# Lab 03: Generate Quality Report with Known Failures

Goal: run validation on an intentionally flawed dataset, read the failures, and produce a markdown report to share.


## 1) Install Pandera (if not already)
- Do: Run the install.
- Why: Ensure the library is available for this session.
- You should see: Install success.
- If it doesn't look right: Rerun; confirm runtime has internet.


In [None]:
!pip -q install pandera[pandas]


## 2) Load schema and bad data
- Do: Add the artifacts path, import the schema, and load `../inputs/collection_with_failures.csv`.
- Why: Use the same rules on a dataset with known issues to see how failures surface.
- You should see: Dataframe preview with some suspect values.
- If it doesn't look right: Check paths; ensure the artifacts folder is accessible.


In [None]:
import sys
from pathlib import Path
import subprocess


def _find_repo_root(start: Path) -> Path:
    for candidate in [start] + list(start.parents):
        if (candidate / 'WORKSHOP_OVERVIEW.md').exists():
            return candidate
    return start


def _ensure_repo_root() -> Path:
    # Colab opens notebooks in /content without repo files. Clone so relative data imports work.
    if 'google.colab' in sys.modules:
        repo_root = Path('/content/data-workflows-workshop')
        if not repo_root.exists():
            subprocess.run(
                [
                    'git',
                    'clone',
                    '--depth',
                    '1',
                    'https://github.com/MSU-DHI-Lab/data-workflows-workshop.git',
                    str(repo_root),
                ],
                check=True,
            )
        return repo_root

    return _find_repo_root(Path.cwd().resolve())

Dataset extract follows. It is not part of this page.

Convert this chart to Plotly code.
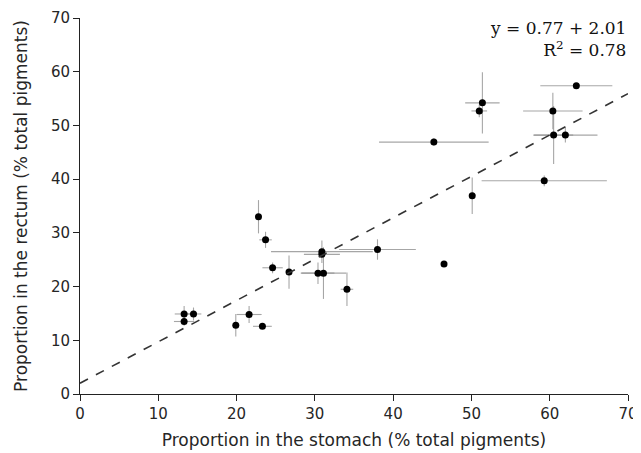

REPO_ROOT = _ensure_repo_root()
LAB03_ROOT = REPO_ROOT / 'day-03-quality-gates-and-reuse/01-labs/lab-03'
LAB02_DELIVERABLES = REPO_ROOT / 'day-03-quality-gates-and-reuse/01-labs/lab-02/deliverables'

sys.path.append(str(LAB02_DELIVERABLES))

import pandas as pd
import importlib

schema_module = importlib.import_module('validation_schema')
schema = schema_module.schema

df_bad = pd.read_csv(LAB03_ROOT / 'inputs/collection_with_failures.csv')
df_bad.head()


## 3) Run validation and capture errors
- Do: Validate the bad dataframe in a try/except and collect the errors.
- Why: We expect failures; capturing them lets us report clearly.
- You should see: A `SchemaErrors` message with details on offending rows.
- If it doesn't look right: Ensure the schema import succeeded; check that the CSV has the expected columns.


In [None]:
import pandera as pa
from pandera.errors import SchemaErrors

try:
    schema.validate(df_bad, lazy=True)
    validation_errors = None
except SchemaErrors as err:
    validation_errors = err.failure_cases
    display(err.failure_cases)


## 4) Generate a markdown report
- Do: Build a short report with counts and examples of failures.
- Why: Reports are artifacts for stakeholders, not only programmers; they tell the story of what failed and why.
- You should see: A markdown string with sections you can save.
- If it doesn't look right: Check that `validation_errors` is populated; ensure lazy=True was set to collect all failures.


In [None]:
total_rows = len(df_bad)
fail_count = len(validation_errors) if validation_errors is not None else 0
report_lines = [
    '# Quality Report',
    f'- Total rows: {total_rows}',
    f'- Failed checks: {fail_count}',
]
if validation_errors is not None:
    sample = validation_errors.head(10)
    report_lines.append('## Sample failures (first 10)')
    for _, row in sample.iterrows():
        report_lines.append('- Column: {col} | Check: {chk} | Failure: {fail} | Index: {idx}'.format(col=row['column'], chk=row['check'], fail=row['failure_case'], idx=row['index']))
report = '\n'.join(report_lines)
print(report)
report_path = LAB03_ROOT / 'validation_report.md'
with open(report_path,'w') as f:
    f.write(report)
print(f'Saved report to {report_path}')


## 5) Reflect
- Do: Note which checks caught issues and why they matter.
- Why: Helps you decide whether to fix data, adjust checks, or quarantine records.
- You should see: Your own notes summarizing next actions.
- If it doesn't look right: Review the failure cases table; tie each check to the problem it prevented.